O halde bu harcamalar niçin yapılıyor? Neden çünkü başka türlü bir ürün çıkarma imkanı yok da o sebepten. Şirketler toplantılarını parklarda mı yapıyor? İstanbul gibi bir ülke büyüklüğündeki metropolde başkanları nerede bir araya getirme imkanı var?
Meseleler eğer sadece gündüz saatinde konuşularak karara bağlanacak kolaylıkta olsa- ki İstanbul'da bir yere ulaşmak için bile git gel 3/5 saat sürer- insanların ne zoru var ailesinden uzakta kalsın. Bir küçük çaplı ülkenin öğretmeni kadar üyesi olan İstanbul'da başka türlü toplantı yapma imkanı mevcut mudur? Bir meselenin karar vericilerinin en doğru karara varmaları için üç beş saat yetecek mi? Konaklamalı çalışmaların ilk defa icat edildiğine mi tanığız ki tuhaf bir şeymiş gibi lanse ediliyor? Sorular uzayıp gidiyor. Fakat en safdilli insan bile mevzunun toplantı olmadığını idrak ediyor. Mevzu ülkenin en büyük dinamiği, en canlı örgütlü yapısını töhmet altında bırakmak.
Yaşanan olaylara dair İstanbul MEMURSEN İl Başkanı Sayın Talat YAVUZ tweter üzerinden açıklamalarda bulundu. " Bizim gündemimiz on beş yıldır olduğu gibi teşkilat programları, Mısır, Çin protestosu var; bu kim olduklarını açıklamayan korkakların gündeminde ise haysiyet cellatlığı. Kimsiniz siz? Yüreğiniz yetiyorsa kim olduğunuzu, nerde çalıştığınızı, oraya nasıl geldiğinizi yazın. "şeklinde tepki veren Talat YAVUZ, memurpostası.com sitemize yaptığı açıklamada ise; Milli Eğitim Bakanlığında bir yapı tarafından korunan, isimleri defaatle çeşitli dosyalarla anılmış, haklarında yargı kararları bulunan, buna rağmen Bakanlıkta kritik görevler icra eden bürokratları kastettiğini söyledi.
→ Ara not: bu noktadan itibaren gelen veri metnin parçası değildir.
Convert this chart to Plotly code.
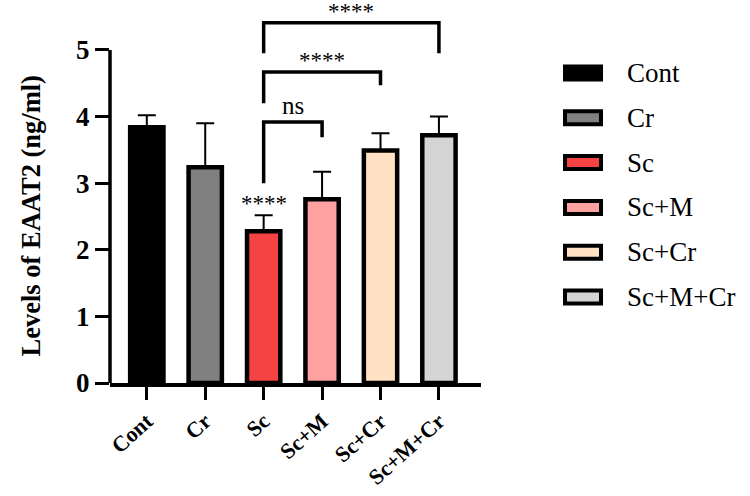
import plotly.graph_objects as go

# ---- data ----
categories = ["Cont", "Cr", "Sc", "Sc+M", "Sc+Cr", "Sc+M+Cr"]
means = [3.84, 3.24, 2.28, 2.76, 3.49, 3.72]
errors = [0.18, 0.66, 0.24, 0.41, 0.26, 0.28]
colors = ["#000000", "#808080", "#F54242", "#FFA1A1", "#FFE1C4", "#D4D4D4"]
y_ticks = [0, 1, 2, 3, 4, 5]
y_title = "Levels of EAAT2 (ng/ml)"

# significance comparisons: (from, to, label, bar height, left leg end, right leg end)
comparisons = [
    ("Sc", "Sc+M", "ns", 3.92, 3.00, 3.69),
    ("Sc", "Sc+Cr", "****", 4.67, 4.20, 4.47),
    ("Sc", "Sc+M+Cr", "****", 5.41, 4.95, 4.95),
]
single_marks = [("Sc", "****")]

# ---- layout geometry ----
W, H = 750, 496
ML, MR, MT, MB = 110, 269, 10, 113
PW, PH = W - ML - MR, H - MT - MB
Y_RANGE = [0, 5.6]
X_RANGE = [-0.63, 5.72]
SERIF = "Liberation Serif, Times New Roman, serif"
LW = 3.5


def px_x(p):
    return (p - ML) / PW


def px_y(p):
    return (H - MB - p) / PH


idx = {c: i for i, c in enumerate(categories)}

fig = go.Figure()
fig.add_trace(go.Bar(
    x=list(range(len(categories))),
    y=means,
    width=0.57,
    marker=dict(color=colors, line=dict(color="black", width=4.5)),
    error_y=dict(type="data", array=errors, arrayminus=[0] * len(errors),
                 symmetric=False, color="black", thickness=2, width=9),
    showlegend=False,
))

shapes = []
annotations = []

# y axis line (0..5 only)
shapes.append(dict(type="line", xref="paper", yref="y", x0=0, x1=0,
                   y0=y_ticks[0], y1=y_ticks[-1],
                   line=dict(color="black", width=LW)))

# brackets
for a, b, lab, h, la, lb in comparisons:
    xa, xb = idx[a], idx[b]
    shapes.append(dict(type="path", xref="x", yref="y",
                       path=f"M {xa},{la} L {xa},{h} L {xb},{h} L {xb},{lb}",
                       line=dict(color="black", width=LW)))
    is_ns = lab == "ns"
    annotations.append(dict(x=(xa + xb) / 2, y=h, xref="x", yref="y",
                            text=lab, showarrow=False, yanchor="bottom",
                            yshift=1 if is_ns else -3,
                            font=dict(family=SERIF, size=25 if is_ns else 23,
                                      color="black")))

for c, lab in single_marks:
    i = idx[c]
    annotations.append(dict(x=i, y=means[i] + errors[i], xref="x", yref="y",
                            text=lab, showarrow=False, yanchor="bottom",
                            yshift=-3,
                            font=dict(family=SERIF, size=23, color="black")))

# y axis title
annotations.append(dict(x=px_x(14), y=(Y_RANGE[0] + y_ticks[-1]) / 2,
                        xref="paper", yref="y", text=f"<b>{y_title}</b>",
                        textangle=-90, showarrow=False,
                        font=dict(family=SERIF, size=26.5, color="black")))

# custom legend
row_y = [73 + 44.8 * k for k in range(len(categories))]
for k, (c, col) in enumerate(zip(categories, colors)):
    yc = row_y[k]
    shapes.append(dict(type="rect", xref="paper", yref="paper",
                       x0=px_x(565), x1=px_x(601), y0=px_y(yc + 6.5), y1=px_y(yc - 6.5),
                       fillcolor=col, line=dict(color="black", width=4)))
    annotations.append(dict(x=px_x(625), y=px_y(yc), xref="paper", yref="paper",
                            text=c, showarrow=False, xanchor="left", yanchor="middle",
                            font=dict(family=SERIF, size=27, color="black")))

fig.update_layout(
    width=W, height=H,
    margin=dict(l=ML, r=MR, t=MT, b=MB, autoexpand=False),
    paper_bgcolor="white", plot_bgcolor="white",
    shapes=shapes, annotations=annotations,
    xaxis=dict(range=X_RANGE, tickvals=list(range(len(categories))),
               ticktext=[f"<b>{c}</b>" for c in categories],
               tickangle=-42, ticks="outside", ticklen=13, tickwidth=3,
               tickcolor="black", showline=True, linewidth=LW, linecolor="black",
               showgrid=False, zeroline=False,
               tickfont=dict(family=SERIF, size=22, color="black")),
    yaxis=dict(range=Y_RANGE, tickvals=y_ticks,
               ticktext=[f"<b>{t}</b>" for t in y_ticks],
               ticks="outside", ticklen=14, tickwidth=3, tickcolor="black",
               showline=False, showgrid=False, zeroline=False,
               tickfont=dict(family=SERIF, size=27, color="black")),
    bargap=0.4,
)

fig.write_html("out.html")
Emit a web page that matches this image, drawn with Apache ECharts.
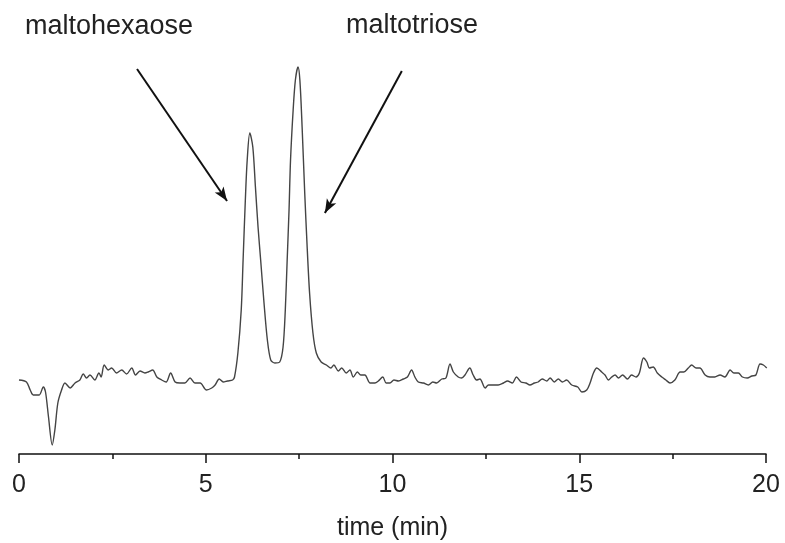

MEMURSEN ülkemizin aydınlık yarınları için büyük bir fırsattır. Bu muazzam birlikteliğin daha da sağlamalaştırılması bu Hak ve hukuk yolculuğunda tüm gönüldeşlerin meseleye bu ciddiyetle yaklaşmaları , fesadın bu büyük idealleri boğmasına fırsat vermemeleri ve bu yönde çabaları olanların planlarını görerek milletimizin bekası için taraf olmaları elzemdir. Efendim, kesin olan şu ki bu kavgayı Hak kazanacaktır da bu süreçte kimin nerede nasıl durduğu kendi kıymetlerini ortaya çıkaracaktır.